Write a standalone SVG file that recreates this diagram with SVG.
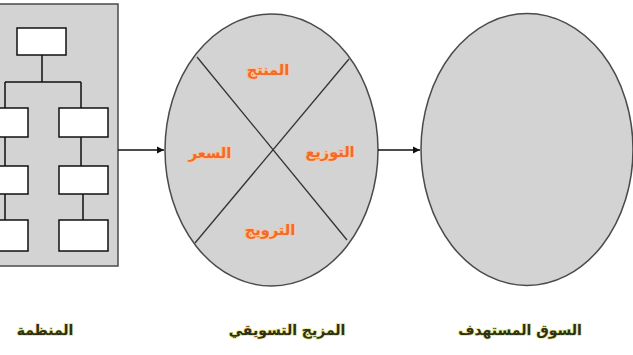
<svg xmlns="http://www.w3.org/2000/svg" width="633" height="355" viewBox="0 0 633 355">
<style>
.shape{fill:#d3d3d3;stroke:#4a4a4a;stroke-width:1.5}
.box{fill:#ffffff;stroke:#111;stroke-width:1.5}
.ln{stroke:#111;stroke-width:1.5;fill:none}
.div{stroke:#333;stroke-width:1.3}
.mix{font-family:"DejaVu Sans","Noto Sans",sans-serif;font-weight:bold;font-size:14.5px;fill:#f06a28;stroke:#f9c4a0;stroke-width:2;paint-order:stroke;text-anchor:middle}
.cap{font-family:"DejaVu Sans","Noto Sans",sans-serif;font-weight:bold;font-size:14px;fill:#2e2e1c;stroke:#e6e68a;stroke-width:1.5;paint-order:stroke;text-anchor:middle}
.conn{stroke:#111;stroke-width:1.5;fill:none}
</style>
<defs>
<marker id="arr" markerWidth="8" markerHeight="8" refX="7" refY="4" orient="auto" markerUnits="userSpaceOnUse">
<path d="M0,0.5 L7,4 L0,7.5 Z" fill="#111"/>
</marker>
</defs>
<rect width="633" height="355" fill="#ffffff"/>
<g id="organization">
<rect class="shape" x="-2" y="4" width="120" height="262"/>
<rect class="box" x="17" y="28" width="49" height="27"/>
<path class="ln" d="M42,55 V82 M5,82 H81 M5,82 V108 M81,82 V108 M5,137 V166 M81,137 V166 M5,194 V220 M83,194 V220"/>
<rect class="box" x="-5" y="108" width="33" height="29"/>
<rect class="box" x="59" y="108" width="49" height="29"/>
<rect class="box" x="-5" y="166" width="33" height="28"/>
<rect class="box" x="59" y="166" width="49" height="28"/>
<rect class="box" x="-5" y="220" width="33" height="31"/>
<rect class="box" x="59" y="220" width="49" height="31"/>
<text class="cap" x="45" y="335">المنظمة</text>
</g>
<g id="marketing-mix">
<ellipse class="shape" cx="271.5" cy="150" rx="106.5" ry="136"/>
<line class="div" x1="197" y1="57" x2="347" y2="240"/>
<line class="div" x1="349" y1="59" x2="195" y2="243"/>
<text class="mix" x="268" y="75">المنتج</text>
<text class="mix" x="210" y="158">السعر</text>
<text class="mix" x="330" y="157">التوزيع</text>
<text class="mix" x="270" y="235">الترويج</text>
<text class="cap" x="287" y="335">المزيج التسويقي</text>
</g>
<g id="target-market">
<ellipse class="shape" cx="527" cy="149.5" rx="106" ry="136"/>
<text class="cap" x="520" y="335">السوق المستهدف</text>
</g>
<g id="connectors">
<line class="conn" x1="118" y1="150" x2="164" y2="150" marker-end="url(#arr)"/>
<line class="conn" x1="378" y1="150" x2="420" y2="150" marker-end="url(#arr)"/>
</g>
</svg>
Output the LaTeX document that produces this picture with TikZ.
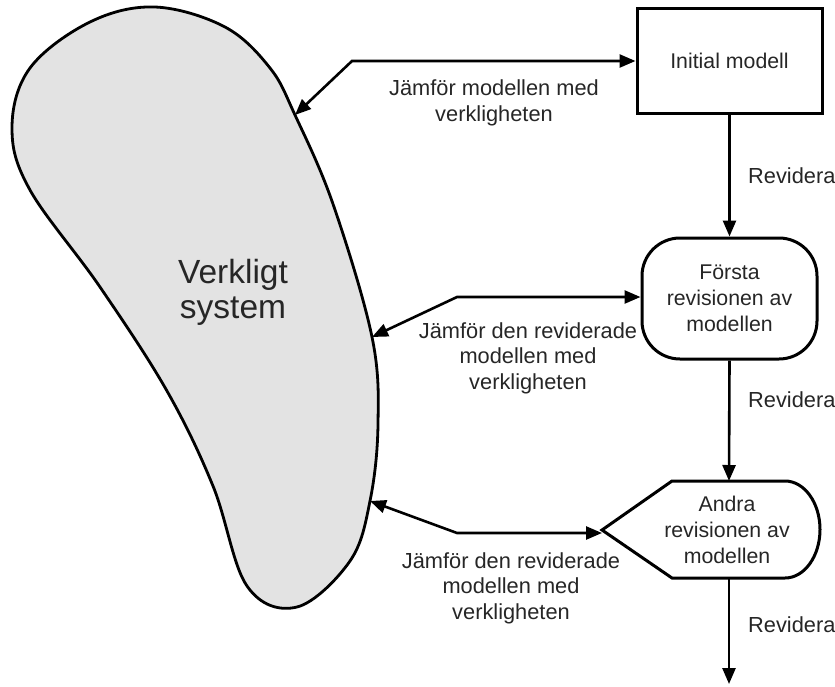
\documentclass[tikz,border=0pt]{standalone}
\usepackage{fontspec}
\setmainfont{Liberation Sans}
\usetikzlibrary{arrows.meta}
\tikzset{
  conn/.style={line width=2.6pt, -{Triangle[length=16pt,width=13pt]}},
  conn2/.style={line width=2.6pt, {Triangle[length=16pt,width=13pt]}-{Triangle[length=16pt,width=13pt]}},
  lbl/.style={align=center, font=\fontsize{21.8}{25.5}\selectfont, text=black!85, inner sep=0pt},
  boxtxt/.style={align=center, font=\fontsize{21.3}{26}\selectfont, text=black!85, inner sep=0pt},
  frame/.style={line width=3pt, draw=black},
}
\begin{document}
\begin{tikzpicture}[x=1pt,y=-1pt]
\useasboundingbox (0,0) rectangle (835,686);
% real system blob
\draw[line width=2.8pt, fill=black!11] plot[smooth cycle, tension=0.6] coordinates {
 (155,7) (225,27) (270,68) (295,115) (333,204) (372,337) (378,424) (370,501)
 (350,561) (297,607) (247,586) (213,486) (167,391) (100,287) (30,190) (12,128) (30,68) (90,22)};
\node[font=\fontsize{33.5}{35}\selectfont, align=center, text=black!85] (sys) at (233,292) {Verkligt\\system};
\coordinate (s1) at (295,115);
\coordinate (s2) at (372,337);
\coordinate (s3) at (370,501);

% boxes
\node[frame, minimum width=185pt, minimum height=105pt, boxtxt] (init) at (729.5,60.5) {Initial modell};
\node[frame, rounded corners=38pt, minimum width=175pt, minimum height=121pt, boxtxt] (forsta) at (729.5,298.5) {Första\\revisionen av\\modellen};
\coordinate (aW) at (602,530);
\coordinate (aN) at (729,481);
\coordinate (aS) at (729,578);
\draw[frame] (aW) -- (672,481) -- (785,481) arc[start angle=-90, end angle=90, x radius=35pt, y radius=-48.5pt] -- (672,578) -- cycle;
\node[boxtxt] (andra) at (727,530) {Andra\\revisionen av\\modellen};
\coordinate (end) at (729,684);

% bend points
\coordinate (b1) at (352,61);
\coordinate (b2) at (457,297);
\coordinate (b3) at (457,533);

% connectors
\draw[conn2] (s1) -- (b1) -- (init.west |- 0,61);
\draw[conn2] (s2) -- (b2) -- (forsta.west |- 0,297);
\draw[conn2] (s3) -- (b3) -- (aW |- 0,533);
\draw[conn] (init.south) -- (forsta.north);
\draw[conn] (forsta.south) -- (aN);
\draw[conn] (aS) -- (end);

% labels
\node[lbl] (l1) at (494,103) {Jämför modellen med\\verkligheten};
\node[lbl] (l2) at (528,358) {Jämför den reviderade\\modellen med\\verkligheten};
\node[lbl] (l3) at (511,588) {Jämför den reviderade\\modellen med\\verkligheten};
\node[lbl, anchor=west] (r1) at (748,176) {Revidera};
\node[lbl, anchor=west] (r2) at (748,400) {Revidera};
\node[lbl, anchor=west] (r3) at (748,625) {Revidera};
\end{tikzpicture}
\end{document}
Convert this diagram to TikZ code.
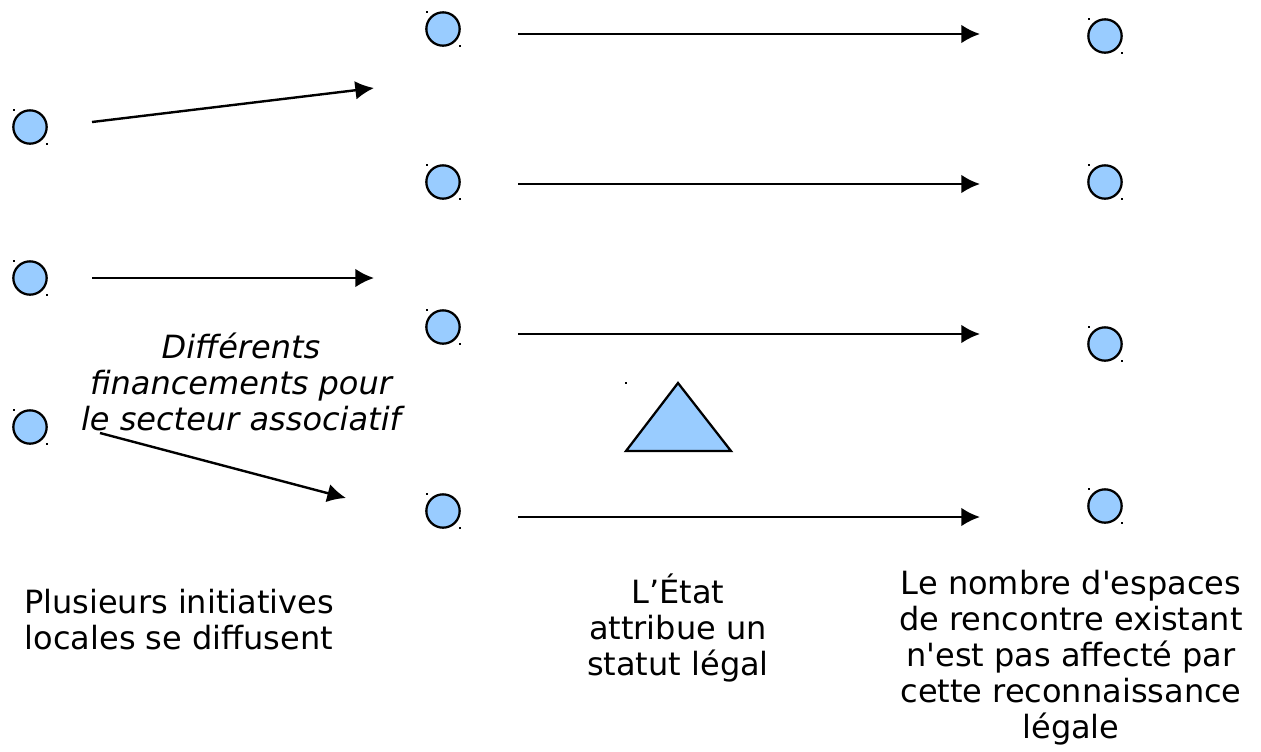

▬▬▬

Stated problem:
Print all of the entries word for word. Skip any images they contain.

Solution to the problem:
Write a standalone SVG file that recreates this diagram with SVG.
<svg xmlns="http://www.w3.org/2000/svg" width="633" height="355" viewBox="0 0 633 355">
<style>
.shape{fill:#d3d3d3;stroke:#4a4a4a;stroke-width:1.5}
.box{fill:#ffffff;stroke:#111;stroke-width:1.5}
.ln{stroke:#111;stroke-width:1.5;fill:none}
.div{stroke:#333;stroke-width:1.3}
.mix{font-family:"DejaVu Sans","Noto Sans",sans-serif;font-weight:bold;font-size:14.5px;fill:#f06a28;stroke:#f9c4a0;stroke-width:2;paint-order:stroke;text-anchor:middle}
.cap{font-family:"DejaVu Sans","Noto Sans",sans-serif;font-weight:bold;font-size:14px;fill:#2e2e1c;stroke:#e6e68a;stroke-width:1.5;paint-order:stroke;text-anchor:middle}
.conn{stroke:#111;stroke-width:1.5;fill:none}
</style>
<defs>
<marker id="arr" markerWidth="8" markerHeight="8" refX="7" refY="4" orient="auto" markerUnits="userSpaceOnUse">
<path d="M0,0.5 L7,4 L0,7.5 Z" fill="#111"/>
</marker>
</defs>
<rect width="633" height="355" fill="#ffffff"/>
<g id="organization">
<rect class="shape" x="-2" y="4" width="120" height="262"/>
<rect class="box" x="17" y="28" width="49" height="27"/>
<path class="ln" d="M42,55 V82 M5,82 H81 M5,82 V108 M81,82 V108 M5,137 V166 M81,137 V166 M5,194 V220 M83,194 V220"/>
<rect class="box" x="-5" y="108" width="33" height="29"/>
<rect class="box" x="59" y="108" width="49" height="29"/>
<rect class="box" x="-5" y="166" width="33" height="28"/>
<rect class="box" x="59" y="166" width="49" height="28"/>
<rect class="box" x="-5" y="220" width="33" height="31"/>
<rect class="box" x="59" y="220" width="49" height="31"/>
<text class="cap" x="45" y="335">المنظمة</text>
</g>
<g id="marketing-mix">
<ellipse class="shape" cx="271.5" cy="150" rx="106.5" ry="136"/>
<line class="div" x1="197" y1="57" x2="347" y2="240"/>
<line class="div" x1="349" y1="59" x2="195" y2="243"/>
<text class="mix" x="268" y="75">المنتج</text>
<text class="mix" x="210" y="158">السعر</text>
<text class="mix" x="330" y="157">التوزيع</text>
<text class="mix" x="270" y="235">الترويج</text>
<text class="cap" x="287" y="335">المزيج التسويقي</text>
</g>
<g id="target-market">
<ellipse class="shape" cx="527" cy="149.5" rx="106" ry="136"/>
<text class="cap" x="520" y="335">السوق المستهدف</text>
</g>
<g id="connectors">
<line class="conn" x1="118" y1="150" x2="164" y2="150" marker-end="url(#arr)"/>
<line class="conn" x1="378" y1="150" x2="420" y2="150" marker-end="url(#arr)"/>
</g>
</svg>
Output the LaTeX document that produces this picture with TikZ.
\documentclass[tikz,border=0pt]{standalone}
\usepackage{fontspec}
\setmainfont{Liberation Sans}
\usetikzlibrary{arrows.meta}
\tikzset{
  conn/.style={line width=2.6pt, -{Triangle[length=16pt,width=13pt]}},
  conn2/.style={line width=2.6pt, {Triangle[length=16pt,width=13pt]}-{Triangle[length=16pt,width=13pt]}},
  lbl/.style={align=center, font=\fontsize{21.8}{25.5}\selectfont, text=black!85, inner sep=0pt},
  boxtxt/.style={align=center, font=\fontsize{21.3}{26}\selectfont, text=black!85, inner sep=0pt},
  frame/.style={line width=3pt, draw=black},
}
\begin{document}
\begin{tikzpicture}[x=1pt,y=-1pt]
\useasboundingbox (0,0) rectangle (835,686);
% real system blob
\draw[line width=2.8pt, fill=black!11] plot[smooth cycle, tension=0.6] coordinates {
 (155,7) (225,27) (270,68) (295,115) (333,204) (372,337) (378,424) (370,501)
 (350,561) (297,607) (247,586) (213,486) (167,391) (100,287) (30,190) (12,128) (30,68) (90,22)};
\node[font=\fontsize{33.5}{35}\selectfont, align=center, text=black!85] (sys) at (233,292) {Verkligt\\system};
\coordinate (s1) at (295,115);
\coordinate (s2) at (372,337);
\coordinate (s3) at (370,501);

% boxes
\node[frame, minimum width=185pt, minimum height=105pt, boxtxt] (init) at (729.5,60.5) {Initial modell};
\node[frame, rounded corners=38pt, minimum width=175pt, minimum height=121pt, boxtxt] (forsta) at (729.5,298.5) {Första\\revisionen av\\modellen};
\coordinate (aW) at (602,530);
\coordinate (aN) at (729,481);
\coordinate (aS) at (729,578);
\draw[frame] (aW) -- (672,481) -- (785,481) arc[start angle=-90, end angle=90, x radius=35pt, y radius=-48.5pt] -- (672,578) -- cycle;
\node[boxtxt] (andra) at (727,530) {Andra\\revisionen av\\modellen};
\coordinate (end) at (729,684);

% bend points
\coordinate (b1) at (352,61);
\coordinate (b2) at (457,297);
\coordinate (b3) at (457,533);

% connectors
\draw[conn2] (s1) -- (b1) -- (init.west |- 0,61);
\draw[conn2] (s2) -- (b2) -- (forsta.west |- 0,297);
\draw[conn2] (s3) -- (b3) -- (aW |- 0,533);
\draw[conn] (init.south) -- (forsta.north);
\draw[conn] (forsta.south) -- (aN);
\draw[conn] (aS) -- (end);

% labels
\node[lbl] (l1) at (494,103) {Jämför modellen med\\verkligheten};
\node[lbl] (l2) at (528,358) {Jämför den reviderade\\modellen med\\verkligheten};
\node[lbl] (l3) at (511,588) {Jämför den reviderade\\modellen med\\verkligheten};
\node[lbl, anchor=west] (r1) at (748,176) {Revidera};
\node[lbl, anchor=west] (r2) at (748,400) {Revidera};
\node[lbl, anchor=west] (r3) at (748,625) {Revidera};
\end{tikzpicture}
\end{document}
Convert this diagram to TikZ code.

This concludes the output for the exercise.